◆ OBJECTIVE ◆
Retype only what runs from the beginning of the data through the line with "25.2, 28.2, 31.1]"; please omit the pictures and keep every line exact.

◆ DATA PROVIDED ◆
• • • • • • •
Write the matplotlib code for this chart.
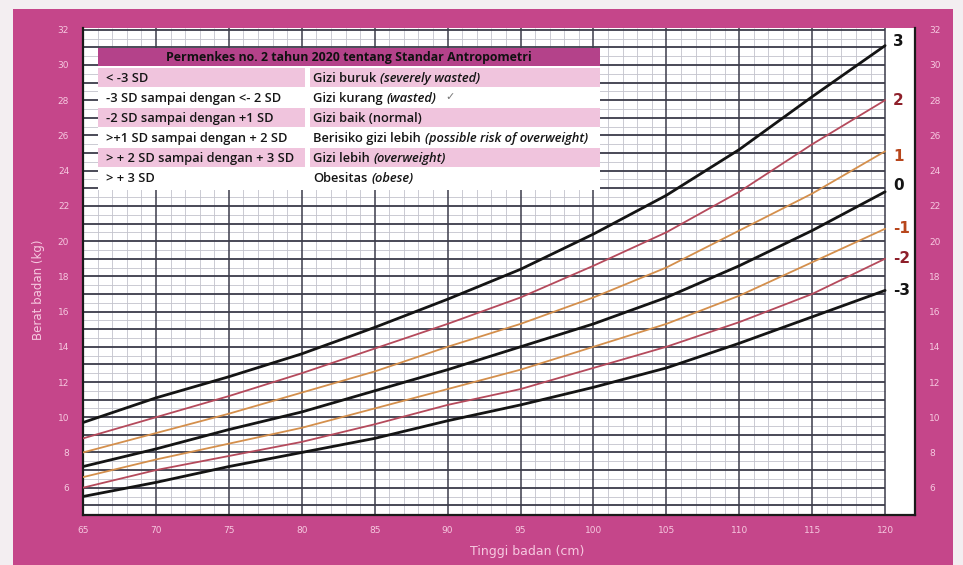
import matplotlib
matplotlib.use("Agg")
import matplotlib.pyplot as plt
from matplotlib.patches import Rectangle
from matplotlib.text import Annotation
import numpy as np

# ---------------- data ----------------
heights = [65, 70, 75, 80, 85, 90, 95, 100, 105, 110, 115, 120]
sd_m3 = [5.5, 6.3, 7.2, 8.0, 8.8, 9.8, 10.7, 11.7, 12.8, 14.2, 15.7, 17.2]
sd_m2 = [6.0, 7.0, 7.8, 8.6, 9.6, 10.7, 11.6, 12.8, 14.0, 15.4, 17.0, 19.0]
sd_m1 = [6.6, 7.6, 8.5, 9.4, 10.5, 11.6, 12.7, 14.0, 15.3, 16.9, 18.8, 20.7]
sd_0 = [7.2, 8.2, 9.3, 10.3, 11.5, 12.7, 14.0, 15.3, 16.8, 18.6, 20.6, 22.8]
sd_p1 = [8.0, 9.1, 10.2, 11.4, 12.6, 14.0, 15.3, 16.8, 18.5, 20.6, 22.7, 25.1]
sd_p2 = [8.8, 10.0, 11.2, 12.5, 13.9, 15.3, 16.8, 18.6, 20.5, 22.8, 25.5, 28.0]
sd_p3 = [9.7, 11.1, 12.3, 13.6, 15.1, 16.7, 18.4, 20.4, 22.6, 25.2, 28.2, 31.1]

curve_labels = ["3", "2", "1", "0", "-1", "-2", "-3"]
x_ticks = [65, 70, 75, 80, 85, 90, 95, 100, 105, 110, 115, 120]
y_ticks = [6, 8, 10, 12, 14, 16, 18, 20, 22, 24, 26, 28, 30, 32]

table_title = "Permenkes no. 2 tahun 2020 tentang Standar Antropometri"
table_left = ["< -3 SD", "-3 SD sampai dengan <- 2 SD", "-2 SD sampai dengan +1 SD",
              ">+1 SD sampai dengan + 2 SD", "> + 2 SD sampai dengan + 3 SD", "> + 3 SD"]
table_right_plain = ["Gizi buruk", "Gizi kurang", "Gizi baik (normal)",
                     "Berisiko gizi lebih", "Gizi lebih", "Obesitas"]
table_right_italic = ["(severely wasted)", "(wasted)", "",
                      "(possible risk of overweight)", "(overweight)", "(obese)"]

# ---------------- style ----------------
PINK = "#c5468a"
PINK_LIGHT = "#f0c4dd"
HEADER = "#b4428a"
TICKC = "#f6c9e0"
BLACK = "#141414"
RED = "#b54a5c"
ORANGE = "#d48f4c"
LBL_RED = "#8e1f2a"
LBL_OR = "#b8461c"
TXT = "#151515"
FS = 9.3

W, H = 963, 565
fig = plt.figure(figsize=(W / 100, H / 100), dpi=100, facecolor=PINK)

def fx(px):
    return px / W

def fy(py):
    return 1 - py / H

def frect(x0, y0, x1, y1, color, z):
    fig.patches.append(Rectangle((fx(x0), fy(y1)), fx(x1) - fx(x0), fy(y0) - fy(y1),
                                 transform=fig.transFigure, facecolor=color,
                                 edgecolor="none", zorder=z))

# photo-like light margins
frect(0, 0, 13, H, "#f3eef1", 0)
frect(953, 0, W, H, "#f3eef1", 0)
frect(0, 0, W, 9, "#f3eef1", 0)

ax = fig.add_axes([fx(83), fy(515), fx(915) - fx(83), fy(28) - fy(515)])
ax.set_facecolor("white")
ax.set_xlim(65, 122.05)
ax.set_ylim(4.45, 32.1)

# grid (only up to 120 cm)
for v in np.arange(65, 121, 1):
    if v % 5 != 0:
        ax.vlines(v, 4.45, 32.1, color="#c3c3cc", lw=0.6, zorder=1)
for h in np.arange(5.5, 32.1, 1.0):
    ax.hlines(h, 65, 120, color="#c3c3cc", lw=0.6, zorder=1)
for h in np.arange(5, 33, 1):
    ax.hlines(h, 65, 120, color="#3c3c4a", lw=1.3, zorder=2)
for v in np.arange(65, 121, 5):
    ax.vlines(v, 4.45, 32.1, color="#3c3c4a", lw=1.1, zorder=2)

# curves
series = [sd_p3, sd_p2, sd_p1, sd_0, sd_m1, sd_m2, sd_m3]
colors = [BLACK, RED, ORANGE, BLACK, ORANGE, RED, BLACK]
widths = [2.0, 1.3, 1.3, 2.0, 1.3, 1.3, 2.0]
lcolors = [BLACK, LBL_RED, LBL_OR, BLACK, LBL_OR, LBL_RED, BLACK]
label_y_shift = [0.25, 0.0, -0.3, 0.35, 0.0, 0.0, 0.0]
for s, c, w, lab, lc, dy in zip(series, colors, widths, curve_labels, lcolors, label_y_shift):
    ax.plot(heights, s, color=c, lw=w, zorder=5, solid_capstyle="round",
            solid_joinstyle="round")
    ax.text(120.55, s[-1] + dy, lab, color=lc, fontsize=11, fontweight="bold",
            ha="left", va="center", zorder=6)

# ticks
ax.set_xticks(x_ticks)
ax.set_yticks(y_ticks)
ax.tick_params(axis="both", length=0, labelsize=6.5, labelcolor=TICKC)
ax.tick_params(axis="x", pad=8)
ax.tick_params(axis="y", pad=10, labelright=True, right=False)
ax.grid(False)
for side in ["left", "bottom", "right"]:
    ax.spines[side].set_color("#1a1a1a")
    ax.spines[side].set_linewidth(1.6)
ax.spines["top"].set_visible(False)

fig.text(fx(38), fy(290), "Berat badan (kg)", rotation=90, color=TICKC,
         fontsize=8.5, ha="center", va="center")
fig.text(fx(527), fy(551), "Tinggi badan (cm)", color=TICKC,
         fontsize=9, ha="center", va="center")

# ---------------- legend table ----------------
tx0, tx1, tmid, tr0 = 98, 600, 305, 310
frect(tx0, 66, tx1, 190, "white", 10)
frect(tx0, 48, tx1, 66, HEADER, 11)
fig.text(fx(349), fy(57.5), table_title, fontsize=8.9, fontweight="bold",
         color="#111111", ha="center", va="center", zorder=12, family="Open Sans")

row_tops = [68, 88, 108, 128, 148, 168]
row_h = 19
for i, top in enumerate(row_tops):
    if i % 2 == 0:
        frect(tx0, top, tmid, top + row_h, PINK_LIGHT, 11)
        frect(tr0, top, tx1, top + row_h, PINK_LIGHT, 11)
    yc = fy(top + row_h / 2 + 1)
    fig.text(fx(106), yc, table_left[i], fontsize=FS, fontweight="semibold",
             color=TXT, ha="left", va="center", zorder=12, family="Open Sans")
    t = fig.text(fx(313), yc, table_right_plain[i], fontsize=FS, fontweight="semibold",
                 color=TXT, ha="left", va="center", zorder=12, family="Open Sans")
    if table_right_italic[i]:
        a = Annotation(table_right_italic[i], xy=(1, 0.5), xycoords=t,
                       xytext=(3, 0), textcoords="offset points",
                       fontsize=FS, fontweight="semibold", style="italic",
                       color=TXT, ha="left", va="center", family="Open Sans")
        a.set_zorder(12)
        fig.add_artist(a)
        if i == 1:
            c = Annotation("\u2713", xy=(1, 0.5), xycoords=a, xytext=(6, 1),
                           textcoords="offset points", fontsize=8, color="#777777",
                           ha="left", va="center", family="DejaVu Sans")
            c.set_zorder(12)
            fig.add_artist(c)

fig.savefig("out.png", dpi=100, facecolor=fig.get_facecolor())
• • • • • • •
◆ TASK RESPONSE ◆
Write the matplotlib code for this chart.
import matplotlib
matplotlib.use("Agg")
import matplotlib.pyplot as plt
from matplotlib.patches import Rectangle
from matplotlib.text import Annotation
import numpy as np

# ---------------- data ----------------
heights = [65, 70, 75, 80, 85, 90, 95, 100, 105, 110, 115, 120]
sd_m3 = [5.5, 6.3, 7.2, 8.0, 8.8, 9.8, 10.7, 11.7, 12.8, 14.2, 15.7, 17.2]
sd_m2 = [6.0, 7.0, 7.8, 8.6, 9.6, 10.7, 11.6, 12.8, 14.0, 15.4, 17.0, 19.0]
sd_m1 = [6.6, 7.6, 8.5, 9.4, 10.5, 11.6, 12.7, 14.0, 15.3, 16.9, 18.8, 20.7]
sd_0 = [7.2, 8.2, 9.3, 10.3, 11.5, 12.7, 14.0, 15.3, 16.8, 18.6, 20.6, 22.8]
sd_p1 = [8.0, 9.1, 10.2, 11.4, 12.6, 14.0, 15.3, 16.8, 18.5, 20.6, 22.7, 25.1]
sd_p2 = [8.8, 10.0, 11.2, 12.5, 13.9, 15.3, 16.8, 18.6, 20.5, 22.8, 25.5, 28.0]
sd_p3 = [9.7, 11.1, 12.3, 13.6, 15.1, 16.7, 18.4, 20.4, 22.6, 25.2, 28.2, 31.1]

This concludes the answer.